National Networking Week

If you have a big company, it’s just as important to get your employees to network internally as well as externally.  Take a photograph of every member of your team and create a baseball card out of employees’ pictures.  Include important stats on the cards such as number of years they’ve been with your company, what department they are in, etc.  Give each employee a stack of their own cards at the beginning of National Networking Week.  Next, challenge employees to trade as many cards as possible with their colleagues.  Employees can’t just demand to get a card from another employee, they must engage in conversation first.  At the end of National Networking Week, award a prize to the employee who has collected / traded the most cards.

National Stress Awareness Day

  1. Have a National Stress Awareness Day Fair for your employees. Invite local businesses to come in and man a table where they offer sample stress release treatments to your employees for free.  Encourage these businesses to sell their services to your employees for a discounted rate in exchange for the exposure you are giving them.  Types of services to target include aromatherapy, massage, acupuncture, yoga, health clubs, etc.
  2. Get stress balls made up with your logo on them. Invite employees to choose one at random from a non-clear container.  If an employee chooses one of the specially marked stress balls they win a free stress release treatment.

National Arbor Day

Invite each department to come out and plant a tree as a team-building exercise.  This can either be on your property, or find an area in your community that needs to be beautified.  Set up a plaque at the base of the tree with each department and / or employee’s name on it.

Administrative Professionals Day

Organize an Administrative Professionals Day Team-building Contest.  Assign Administrative Professionals as captains.  They get to choose which employees are going to be on their team.  Or, assign departmental teams.   Teams compete in games to earn points.  The team with the most points wins a prize for their Administrative Professional.  Have games such as:

  • Jumping Through Hoops – Teams members take turns rolling a Hula-Hoop to a cone.  Once there, they have to Hula-Hoop five times.  Then, they have to run, football-drill style, through Hula-Hoops set out on the ground.  The team that completes this relay in the quickest time wins.
  • File Folder Fiasco – Give each team a file cabinet and an inbox filled with file folders.  On go, the first player runs to the inbox, picks up the top file folder then files it in the filing cabinet.  Play continues until everyone on the team has filed a folder, or until all folders are filed.  The team that completes this relay in the quickest time wins (take seconds off for each folder that is filed incorrectly).
  • Telephone – Teams listen to an array of different voices over a speakerphone.  The voices can belong to customers, other employees or famous people.  The team that identifies the most voices correctly wins.
  • Team Cheer – Teams must write and perform a cheer that sings the praises of the team’s Administrative Professional.  A panel of judges scores the team cheers.  The team that gets the most points wins.

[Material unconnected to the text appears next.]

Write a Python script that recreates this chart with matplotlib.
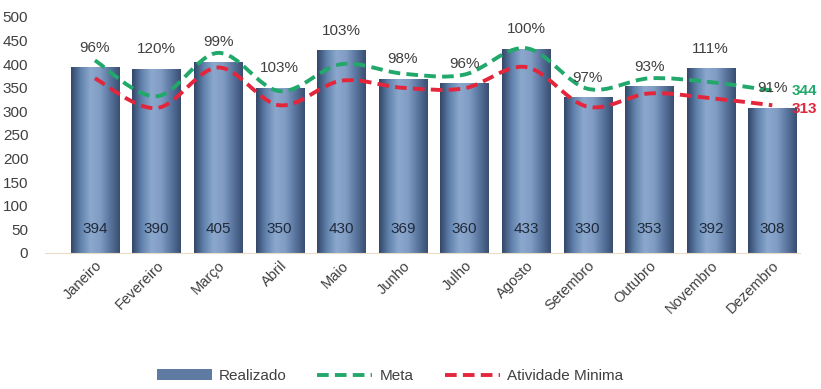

Take Our Sons and Daughters to Work Day

Ideas to entertain and educate your employees’ kids at work include:

  • Job Title Dictionary – Write down job titles on a board. Write the real description on a slip of paper.  Ask the kids to write down what they think the job description is based on the job title.  Drop off all of the descriptions in a hat.  Choose one description out at a time, give it a number, then read it out loud.  Give kids a piece of paper and a marker.  They write down the number of the description that they think is correct.  After all of the descriptions have been read out loud, reveal the correct job description.  Kids get points for choosing the correct job description and also for getting kids to vote for their version of what the job description is.  Give a small prize to the kid that gets the most points.
  • Tour – Tour the kids around the office, but instead of a dry, boring tour, turn it into a guessing game. Have each department come up with a hint as to what it is each department does.  Before describing what that department actually does, have kids guess what it is from the hint.  For instance, the sales department could be photocopying money (because it’s their job to make money).  Or, they could greet the kids as if they were at an auction (because it’s their job to sell).  Award points to the kids for each correct guess.
  • Parent Report Cards – Give the kids “Parent Report Cards” to sign before they go home. The report cards grade parents’ performances and list praise for their parents’ efforts so the kids will feel pride.